▸ Work to do:
Check every line below for the word "with" and copy the ones that have it.
%%
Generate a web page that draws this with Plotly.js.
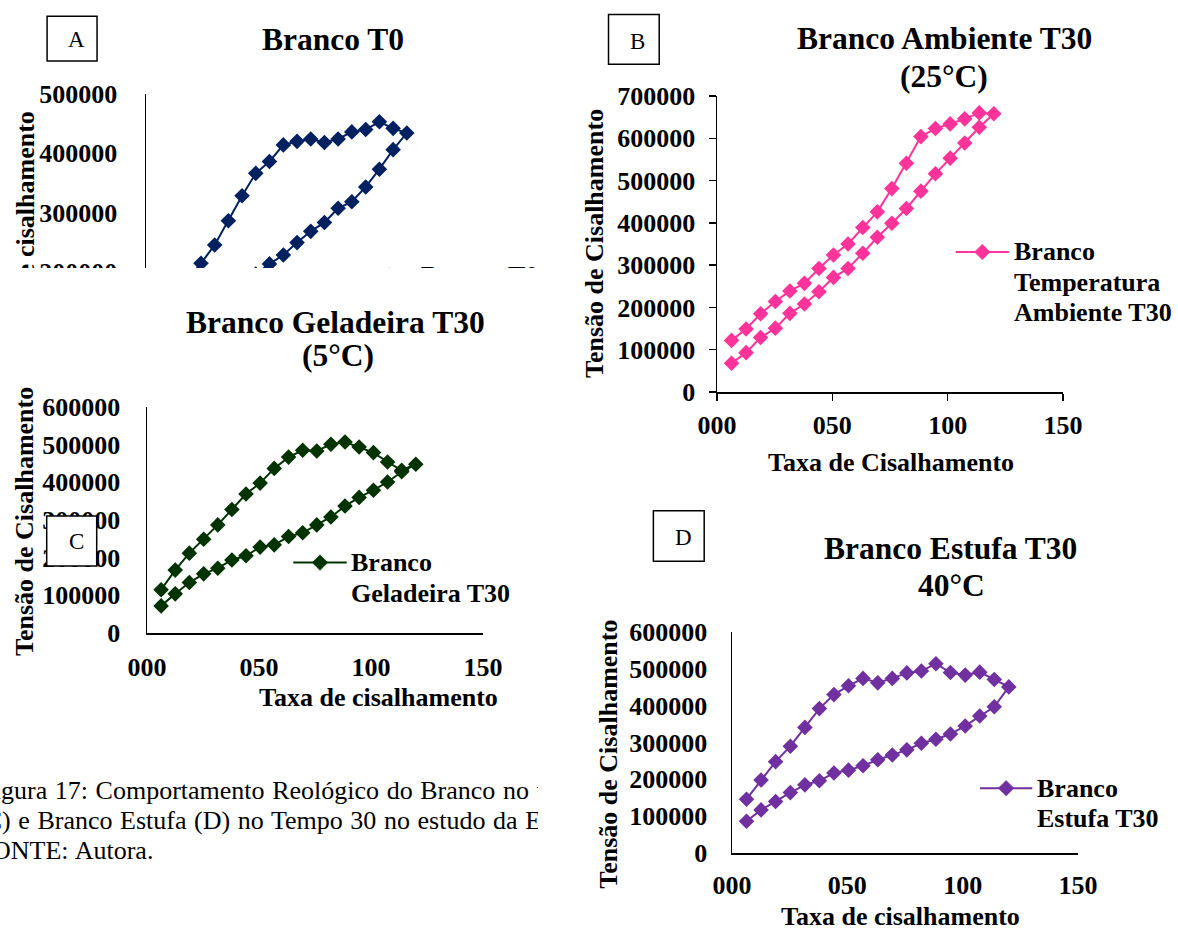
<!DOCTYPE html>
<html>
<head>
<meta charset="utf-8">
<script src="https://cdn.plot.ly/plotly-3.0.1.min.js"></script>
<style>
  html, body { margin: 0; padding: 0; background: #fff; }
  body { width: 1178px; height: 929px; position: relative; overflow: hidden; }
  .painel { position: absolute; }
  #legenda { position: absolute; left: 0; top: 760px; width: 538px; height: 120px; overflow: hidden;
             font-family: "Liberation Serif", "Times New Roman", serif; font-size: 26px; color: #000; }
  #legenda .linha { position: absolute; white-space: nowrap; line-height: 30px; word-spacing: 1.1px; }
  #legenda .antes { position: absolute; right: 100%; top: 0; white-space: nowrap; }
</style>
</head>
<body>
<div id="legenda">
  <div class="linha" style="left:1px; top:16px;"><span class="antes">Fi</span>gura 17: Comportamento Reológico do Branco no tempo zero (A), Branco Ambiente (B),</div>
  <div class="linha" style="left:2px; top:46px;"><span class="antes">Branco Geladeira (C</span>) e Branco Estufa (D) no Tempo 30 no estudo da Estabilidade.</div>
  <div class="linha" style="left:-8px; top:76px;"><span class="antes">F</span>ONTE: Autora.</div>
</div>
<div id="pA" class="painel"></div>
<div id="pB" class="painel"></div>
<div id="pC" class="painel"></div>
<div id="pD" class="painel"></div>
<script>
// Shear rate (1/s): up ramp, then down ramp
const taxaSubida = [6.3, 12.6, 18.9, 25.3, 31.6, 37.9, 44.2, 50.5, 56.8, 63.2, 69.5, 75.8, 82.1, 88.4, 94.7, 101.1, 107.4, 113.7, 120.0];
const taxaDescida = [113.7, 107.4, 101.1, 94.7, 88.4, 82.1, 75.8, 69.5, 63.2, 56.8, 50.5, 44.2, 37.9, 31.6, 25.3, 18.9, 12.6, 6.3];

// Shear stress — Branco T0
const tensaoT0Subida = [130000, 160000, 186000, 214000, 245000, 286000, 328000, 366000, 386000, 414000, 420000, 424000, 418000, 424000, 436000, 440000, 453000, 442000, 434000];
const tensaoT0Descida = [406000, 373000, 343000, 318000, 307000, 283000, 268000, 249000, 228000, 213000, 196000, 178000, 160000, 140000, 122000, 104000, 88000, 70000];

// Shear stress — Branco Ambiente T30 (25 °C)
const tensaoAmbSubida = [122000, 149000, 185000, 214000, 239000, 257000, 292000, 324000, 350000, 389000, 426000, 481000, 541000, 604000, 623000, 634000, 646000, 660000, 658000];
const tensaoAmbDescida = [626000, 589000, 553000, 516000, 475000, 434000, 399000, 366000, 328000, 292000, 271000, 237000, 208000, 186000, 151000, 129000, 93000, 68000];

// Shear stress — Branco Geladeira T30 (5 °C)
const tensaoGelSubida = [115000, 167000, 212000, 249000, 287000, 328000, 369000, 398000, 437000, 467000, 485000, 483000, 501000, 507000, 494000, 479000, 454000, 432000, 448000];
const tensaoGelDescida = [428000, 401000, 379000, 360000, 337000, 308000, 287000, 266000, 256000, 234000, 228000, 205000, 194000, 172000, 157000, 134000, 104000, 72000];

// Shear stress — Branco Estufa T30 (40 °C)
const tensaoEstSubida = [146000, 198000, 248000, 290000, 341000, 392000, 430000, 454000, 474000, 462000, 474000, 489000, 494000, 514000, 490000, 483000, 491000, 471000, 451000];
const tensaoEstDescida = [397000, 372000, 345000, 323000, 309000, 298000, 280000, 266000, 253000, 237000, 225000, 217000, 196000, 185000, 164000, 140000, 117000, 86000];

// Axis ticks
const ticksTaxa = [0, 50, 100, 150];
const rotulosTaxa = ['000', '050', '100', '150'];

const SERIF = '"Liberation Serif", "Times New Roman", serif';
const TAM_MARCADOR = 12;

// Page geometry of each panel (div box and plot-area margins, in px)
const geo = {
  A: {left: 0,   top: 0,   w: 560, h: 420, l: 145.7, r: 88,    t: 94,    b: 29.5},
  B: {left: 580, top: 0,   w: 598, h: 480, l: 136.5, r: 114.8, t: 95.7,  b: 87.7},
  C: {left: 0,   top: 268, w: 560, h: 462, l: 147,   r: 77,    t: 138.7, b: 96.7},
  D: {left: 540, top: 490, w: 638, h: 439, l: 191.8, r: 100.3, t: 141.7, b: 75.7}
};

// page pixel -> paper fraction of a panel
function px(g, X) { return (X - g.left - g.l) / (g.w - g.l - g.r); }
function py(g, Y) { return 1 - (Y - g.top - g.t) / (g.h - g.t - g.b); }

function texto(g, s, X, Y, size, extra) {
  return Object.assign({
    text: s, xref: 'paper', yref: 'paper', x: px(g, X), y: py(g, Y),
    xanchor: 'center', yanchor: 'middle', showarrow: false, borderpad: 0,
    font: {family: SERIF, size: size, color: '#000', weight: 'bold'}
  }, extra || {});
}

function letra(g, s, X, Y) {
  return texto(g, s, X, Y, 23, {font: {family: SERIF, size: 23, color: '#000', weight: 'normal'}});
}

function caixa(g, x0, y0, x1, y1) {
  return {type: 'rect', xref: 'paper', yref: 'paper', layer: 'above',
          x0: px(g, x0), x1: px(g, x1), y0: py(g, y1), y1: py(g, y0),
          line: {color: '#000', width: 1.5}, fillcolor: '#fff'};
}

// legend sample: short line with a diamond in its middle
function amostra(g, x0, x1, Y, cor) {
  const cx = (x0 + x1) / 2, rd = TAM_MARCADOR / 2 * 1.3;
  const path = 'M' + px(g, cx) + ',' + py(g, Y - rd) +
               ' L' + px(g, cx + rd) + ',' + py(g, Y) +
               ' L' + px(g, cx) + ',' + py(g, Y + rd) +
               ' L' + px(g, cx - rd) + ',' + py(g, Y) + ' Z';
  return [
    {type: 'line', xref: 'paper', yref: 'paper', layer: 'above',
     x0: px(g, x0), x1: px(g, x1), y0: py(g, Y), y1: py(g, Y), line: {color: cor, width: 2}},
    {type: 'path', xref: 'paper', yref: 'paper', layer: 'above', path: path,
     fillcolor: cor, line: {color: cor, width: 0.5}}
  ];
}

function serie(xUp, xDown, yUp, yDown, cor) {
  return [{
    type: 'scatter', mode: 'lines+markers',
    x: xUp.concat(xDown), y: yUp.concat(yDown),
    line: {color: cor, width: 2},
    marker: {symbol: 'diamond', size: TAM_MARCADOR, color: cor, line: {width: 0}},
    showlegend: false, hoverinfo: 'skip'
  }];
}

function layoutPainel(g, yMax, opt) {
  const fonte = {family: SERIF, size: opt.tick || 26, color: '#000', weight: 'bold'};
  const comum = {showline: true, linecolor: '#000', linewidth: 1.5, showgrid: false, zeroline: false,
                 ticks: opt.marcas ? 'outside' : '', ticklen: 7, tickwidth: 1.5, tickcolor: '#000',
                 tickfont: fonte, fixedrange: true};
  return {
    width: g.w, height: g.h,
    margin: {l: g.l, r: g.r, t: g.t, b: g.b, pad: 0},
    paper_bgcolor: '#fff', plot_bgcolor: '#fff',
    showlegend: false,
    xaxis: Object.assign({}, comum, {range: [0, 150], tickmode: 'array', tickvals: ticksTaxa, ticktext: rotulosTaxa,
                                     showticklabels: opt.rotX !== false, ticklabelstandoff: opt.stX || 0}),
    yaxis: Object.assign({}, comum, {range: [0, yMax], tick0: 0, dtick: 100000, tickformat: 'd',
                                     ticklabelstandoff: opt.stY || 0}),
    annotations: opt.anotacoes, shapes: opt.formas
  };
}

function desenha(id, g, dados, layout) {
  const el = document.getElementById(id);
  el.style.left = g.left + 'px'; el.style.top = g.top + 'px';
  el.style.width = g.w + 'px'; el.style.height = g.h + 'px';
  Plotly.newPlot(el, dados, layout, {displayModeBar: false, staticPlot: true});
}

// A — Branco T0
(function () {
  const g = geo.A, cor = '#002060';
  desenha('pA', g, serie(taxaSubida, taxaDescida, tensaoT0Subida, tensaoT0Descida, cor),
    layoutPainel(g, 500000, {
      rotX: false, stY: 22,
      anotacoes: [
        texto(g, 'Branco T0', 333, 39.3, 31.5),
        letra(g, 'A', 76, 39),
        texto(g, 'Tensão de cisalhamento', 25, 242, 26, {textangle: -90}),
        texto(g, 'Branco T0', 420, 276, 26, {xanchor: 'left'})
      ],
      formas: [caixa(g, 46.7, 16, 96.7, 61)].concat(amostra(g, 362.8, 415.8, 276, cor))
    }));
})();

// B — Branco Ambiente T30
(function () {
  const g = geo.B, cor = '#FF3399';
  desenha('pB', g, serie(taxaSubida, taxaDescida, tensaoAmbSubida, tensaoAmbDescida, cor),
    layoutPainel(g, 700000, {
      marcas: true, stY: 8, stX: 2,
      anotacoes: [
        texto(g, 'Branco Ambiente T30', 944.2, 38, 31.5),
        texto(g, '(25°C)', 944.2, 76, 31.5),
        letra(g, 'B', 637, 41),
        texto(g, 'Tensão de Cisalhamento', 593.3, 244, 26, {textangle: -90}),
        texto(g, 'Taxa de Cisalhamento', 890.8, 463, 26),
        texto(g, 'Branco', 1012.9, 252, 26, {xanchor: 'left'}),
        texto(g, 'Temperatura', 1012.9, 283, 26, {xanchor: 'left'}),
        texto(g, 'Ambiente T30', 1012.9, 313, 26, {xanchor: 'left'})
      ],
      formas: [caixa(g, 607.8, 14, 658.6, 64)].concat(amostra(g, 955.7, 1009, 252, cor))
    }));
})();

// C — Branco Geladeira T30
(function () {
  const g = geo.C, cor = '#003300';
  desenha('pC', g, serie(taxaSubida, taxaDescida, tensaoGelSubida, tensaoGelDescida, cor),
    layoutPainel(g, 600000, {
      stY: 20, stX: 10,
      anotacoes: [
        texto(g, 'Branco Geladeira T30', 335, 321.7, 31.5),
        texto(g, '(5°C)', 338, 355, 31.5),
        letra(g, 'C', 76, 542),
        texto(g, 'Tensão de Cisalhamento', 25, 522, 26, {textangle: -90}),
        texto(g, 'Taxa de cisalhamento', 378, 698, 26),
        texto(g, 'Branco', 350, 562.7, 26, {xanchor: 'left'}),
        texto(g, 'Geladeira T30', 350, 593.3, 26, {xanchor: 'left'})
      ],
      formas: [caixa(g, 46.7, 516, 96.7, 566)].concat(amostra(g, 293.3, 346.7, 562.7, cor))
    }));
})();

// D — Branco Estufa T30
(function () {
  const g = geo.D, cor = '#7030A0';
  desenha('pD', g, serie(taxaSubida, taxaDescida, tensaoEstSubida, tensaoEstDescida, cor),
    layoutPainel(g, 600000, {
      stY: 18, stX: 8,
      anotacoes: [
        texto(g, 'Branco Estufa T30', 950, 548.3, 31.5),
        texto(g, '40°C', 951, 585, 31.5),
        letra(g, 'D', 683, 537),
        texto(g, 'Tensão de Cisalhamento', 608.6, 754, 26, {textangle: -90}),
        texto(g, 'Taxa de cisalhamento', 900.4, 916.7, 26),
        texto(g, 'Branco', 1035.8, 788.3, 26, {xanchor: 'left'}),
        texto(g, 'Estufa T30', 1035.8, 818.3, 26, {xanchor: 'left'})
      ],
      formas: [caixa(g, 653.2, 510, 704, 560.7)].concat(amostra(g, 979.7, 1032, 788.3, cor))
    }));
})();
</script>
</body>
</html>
%%
▸ Task result:
Generate a web page that draws this with Plotly.js.
// legend sample: short line with a diamond in its middle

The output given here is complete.